* _DATASET SECTION_:
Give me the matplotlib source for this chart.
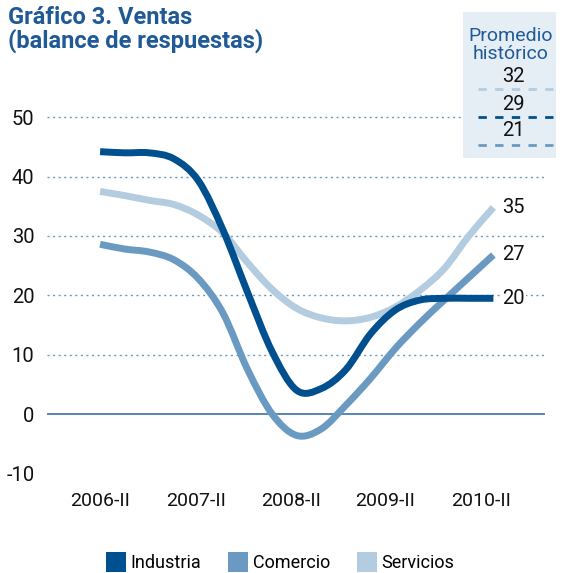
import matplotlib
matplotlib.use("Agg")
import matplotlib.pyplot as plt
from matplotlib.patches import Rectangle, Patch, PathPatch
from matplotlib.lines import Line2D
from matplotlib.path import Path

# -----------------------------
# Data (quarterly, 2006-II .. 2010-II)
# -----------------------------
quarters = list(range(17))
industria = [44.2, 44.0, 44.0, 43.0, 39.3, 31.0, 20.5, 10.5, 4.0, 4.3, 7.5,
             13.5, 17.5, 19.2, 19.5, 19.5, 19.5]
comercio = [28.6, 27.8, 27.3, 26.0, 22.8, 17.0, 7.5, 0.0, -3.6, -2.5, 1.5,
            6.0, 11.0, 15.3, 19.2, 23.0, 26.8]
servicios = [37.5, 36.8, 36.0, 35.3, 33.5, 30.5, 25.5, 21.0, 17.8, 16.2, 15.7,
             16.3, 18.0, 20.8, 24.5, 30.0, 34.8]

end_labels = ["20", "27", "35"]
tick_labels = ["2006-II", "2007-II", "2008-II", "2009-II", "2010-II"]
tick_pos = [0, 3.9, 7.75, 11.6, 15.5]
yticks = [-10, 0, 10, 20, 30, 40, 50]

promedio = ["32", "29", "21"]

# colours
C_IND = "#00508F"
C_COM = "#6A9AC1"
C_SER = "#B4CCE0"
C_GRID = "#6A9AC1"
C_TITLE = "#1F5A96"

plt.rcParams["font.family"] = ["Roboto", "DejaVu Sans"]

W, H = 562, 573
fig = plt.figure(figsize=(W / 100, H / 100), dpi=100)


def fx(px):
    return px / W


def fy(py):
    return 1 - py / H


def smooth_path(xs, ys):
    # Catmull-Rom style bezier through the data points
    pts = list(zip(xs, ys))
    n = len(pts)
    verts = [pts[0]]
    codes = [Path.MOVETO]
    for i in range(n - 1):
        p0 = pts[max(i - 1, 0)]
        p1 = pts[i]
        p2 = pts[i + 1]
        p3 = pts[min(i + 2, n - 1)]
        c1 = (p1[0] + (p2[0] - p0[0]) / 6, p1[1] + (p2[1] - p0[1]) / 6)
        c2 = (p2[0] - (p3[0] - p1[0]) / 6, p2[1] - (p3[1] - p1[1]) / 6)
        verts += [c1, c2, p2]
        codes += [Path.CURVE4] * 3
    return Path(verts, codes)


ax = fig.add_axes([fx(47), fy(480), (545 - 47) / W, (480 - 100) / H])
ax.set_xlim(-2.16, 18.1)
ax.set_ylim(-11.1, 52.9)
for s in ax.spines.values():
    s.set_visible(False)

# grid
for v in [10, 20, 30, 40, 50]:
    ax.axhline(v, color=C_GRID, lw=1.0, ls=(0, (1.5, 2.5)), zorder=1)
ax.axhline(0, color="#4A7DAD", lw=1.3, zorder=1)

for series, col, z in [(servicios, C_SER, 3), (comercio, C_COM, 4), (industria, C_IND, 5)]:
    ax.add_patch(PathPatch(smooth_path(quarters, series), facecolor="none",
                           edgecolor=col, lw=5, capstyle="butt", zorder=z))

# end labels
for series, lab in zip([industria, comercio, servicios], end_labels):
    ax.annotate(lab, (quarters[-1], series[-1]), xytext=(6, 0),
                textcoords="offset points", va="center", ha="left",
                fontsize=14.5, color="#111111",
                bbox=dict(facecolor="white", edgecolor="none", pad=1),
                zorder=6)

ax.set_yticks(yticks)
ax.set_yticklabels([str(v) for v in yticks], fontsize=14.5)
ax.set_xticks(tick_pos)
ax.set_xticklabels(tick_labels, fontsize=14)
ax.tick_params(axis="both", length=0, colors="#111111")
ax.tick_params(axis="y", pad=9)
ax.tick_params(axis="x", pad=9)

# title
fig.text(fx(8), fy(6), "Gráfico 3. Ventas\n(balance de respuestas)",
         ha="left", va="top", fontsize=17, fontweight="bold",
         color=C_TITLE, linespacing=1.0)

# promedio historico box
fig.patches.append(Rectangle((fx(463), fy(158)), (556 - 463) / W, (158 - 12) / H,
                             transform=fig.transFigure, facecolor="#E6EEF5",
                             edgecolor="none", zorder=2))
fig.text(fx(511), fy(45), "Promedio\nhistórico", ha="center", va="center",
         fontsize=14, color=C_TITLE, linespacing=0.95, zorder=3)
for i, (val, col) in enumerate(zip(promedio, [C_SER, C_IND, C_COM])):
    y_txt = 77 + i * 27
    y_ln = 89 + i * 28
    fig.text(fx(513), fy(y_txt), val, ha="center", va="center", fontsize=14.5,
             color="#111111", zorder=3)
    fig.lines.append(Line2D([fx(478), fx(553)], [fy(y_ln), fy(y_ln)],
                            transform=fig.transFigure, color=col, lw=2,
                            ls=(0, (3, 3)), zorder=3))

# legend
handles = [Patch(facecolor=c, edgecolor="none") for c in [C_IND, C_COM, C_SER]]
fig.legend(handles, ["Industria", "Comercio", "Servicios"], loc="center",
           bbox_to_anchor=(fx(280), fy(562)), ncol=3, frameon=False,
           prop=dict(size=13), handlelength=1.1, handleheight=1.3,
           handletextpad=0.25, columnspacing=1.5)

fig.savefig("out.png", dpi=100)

* _WHAT IS ASKED_: Give again, word for word, every line from the top of the data through the line with "return 1 - py / H", both ends included, and exclude the pictures.

* _OUTPUT FOR THIS TASK_:
Give me the matplotlib source for this chart.
import matplotlib
matplotlib.use("Agg")
import matplotlib.pyplot as plt
from matplotlib.patches import Rectangle, Patch, PathPatch
from matplotlib.lines import Line2D
from matplotlib.path import Path

# -----------------------------
# Data (quarterly, 2006-II .. 2010-II)
# -----------------------------
quarters = list(range(17))
industria = [44.2, 44.0, 44.0, 43.0, 39.3, 31.0, 20.5, 10.5, 4.0, 4.3, 7.5,
             13.5, 17.5, 19.2, 19.5, 19.5, 19.5]
comercio = [28.6, 27.8, 27.3, 26.0, 22.8, 17.0, 7.5, 0.0, -3.6, -2.5, 1.5,
            6.0, 11.0, 15.3, 19.2, 23.0, 26.8]
servicios = [37.5, 36.8, 36.0, 35.3, 33.5, 30.5, 25.5, 21.0, 17.8, 16.2, 15.7,
             16.3, 18.0, 20.8, 24.5, 30.0, 34.8]

end_labels = ["20", "27", "35"]
tick_labels = ["2006-II", "2007-II", "2008-II", "2009-II", "2010-II"]
tick_pos = [0, 3.9, 7.75, 11.6, 15.5]
yticks = [-10, 0, 10, 20, 30, 40, 50]

promedio = ["32", "29", "21"]

# colours
C_IND = "#00508F"
C_COM = "#6A9AC1"
C_SER = "#B4CCE0"
C_GRID = "#6A9AC1"
C_TITLE = "#1F5A96"

plt.rcParams["font.family"] = ["Roboto", "DejaVu Sans"]

W, H = 562, 573
fig = plt.figure(figsize=(W / 100, H / 100), dpi=100)


def fx(px):
    return px / W


def fy(py):
    return 1 - py / H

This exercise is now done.